Friday, July 8, 2011

Dick Williams' parade of second basemen and pinch-hitters

Dick Williams in 1972.
Dick Williams, Hall of Fame manager, died on Thursday.

He was, obviously, a manager of accomplishment -- two World Series titles with the Moustache Gang A's, a pennant with the "Impossible Dream" 1967 Red Sox (a season that really is the basis for New England's thriving obsession with the Sawx), franchise turnarounds in Montreal and San Diego.

But when I think of Williams, I think first of a bizzarely innovative strategy he deployed in September 1972, the season he won his first World Series with Oakland.

He had, that month, with the expanded roster, a flock of weak-hitting middle infielders and another flock of pinch-hitters. He responded to those circumstances by starting one second baseman (perhaps Dick Green) and pinch hitting for him when he came up. In would come another infielder (maybe Ted Kubiak); when he came up, Williams would pinch-hit for him. Now Dal Maxvil might play second, and when he came up, another pinch hitter, with Tim Cullen coming in ...

Williams could go entire games without letting his second baseman actually hit. Here's one such box score.

And then, on Sept. 19, he ran out of second basemen with this stunt. The game went 15 innings and Williams used two catchers, Gene Tenace and Larry Haney, at second base to cover the final five innings. The White Ssx scored two runs in the 13th in an inning that turned on Tenace failing to cover first base on a sac bunt.

The next year, with the DH rule in effect (and thus no need to pinch-hit for pitchers), one might have expected Williams to repeat the strategy, but he generally gave the second baseman an at-bat or two before beginning the parade -- perhaps to avoid running out of legitimate infielders.

The idea has stuck with me for decades.

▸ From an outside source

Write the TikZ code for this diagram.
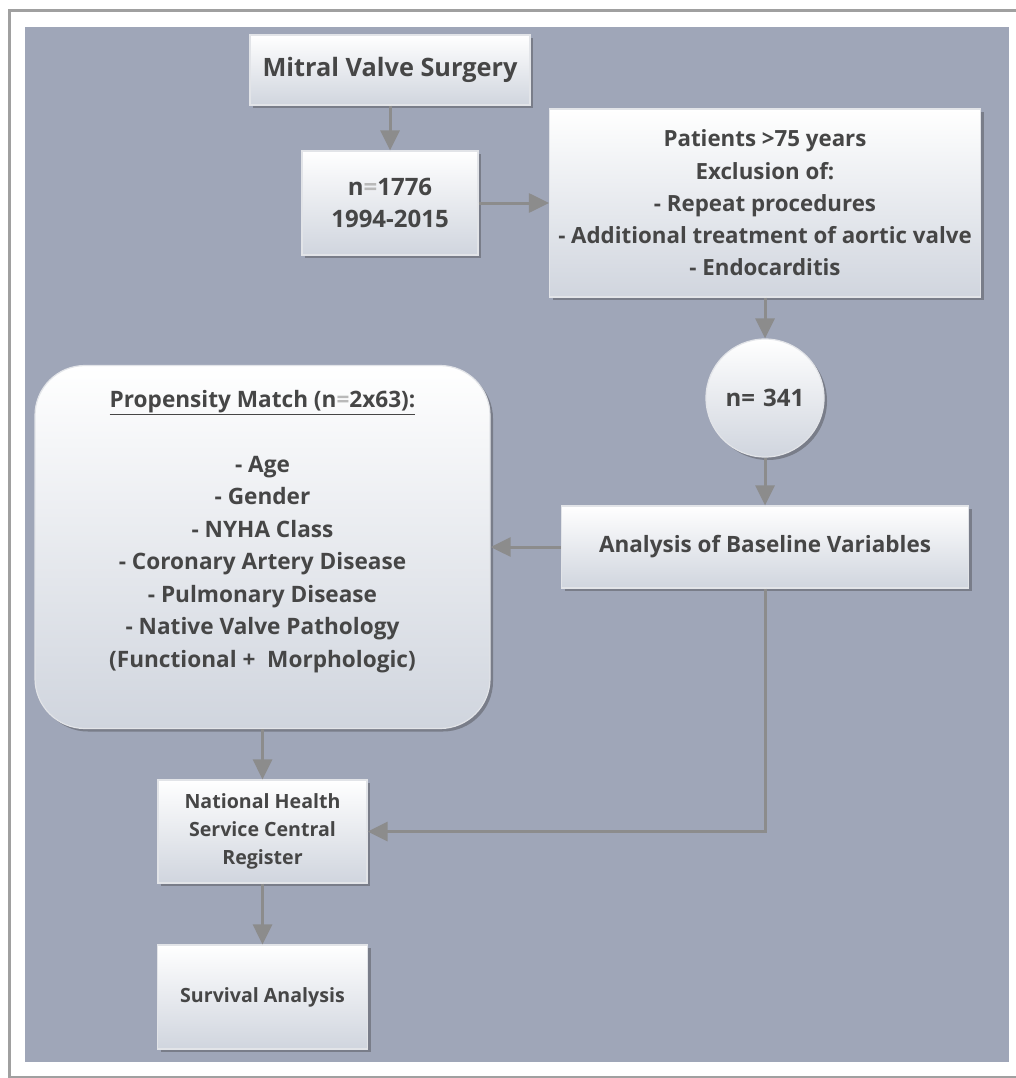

I can envision this year's Twins doing something similar this year if Alexi Casilla slumps again or if Tsuyoshi Nishioka never really gets his bat going. I doubt Ron Gardenhire is interested in irritating his infielders to that extent -- Williams was never accused of being a players manager -- but the personnel (if healthy) matches what Williams had in Oakland: Plenty of outfielders to pinch hit with, plenty of light-hitting infielders to pinch-hit for.

He could do it — but Williams never lasted long in any job, and his penchant for creating excessive friction was a significant reason. Pinch hitting for starters in the second or third inning is one way to create friction.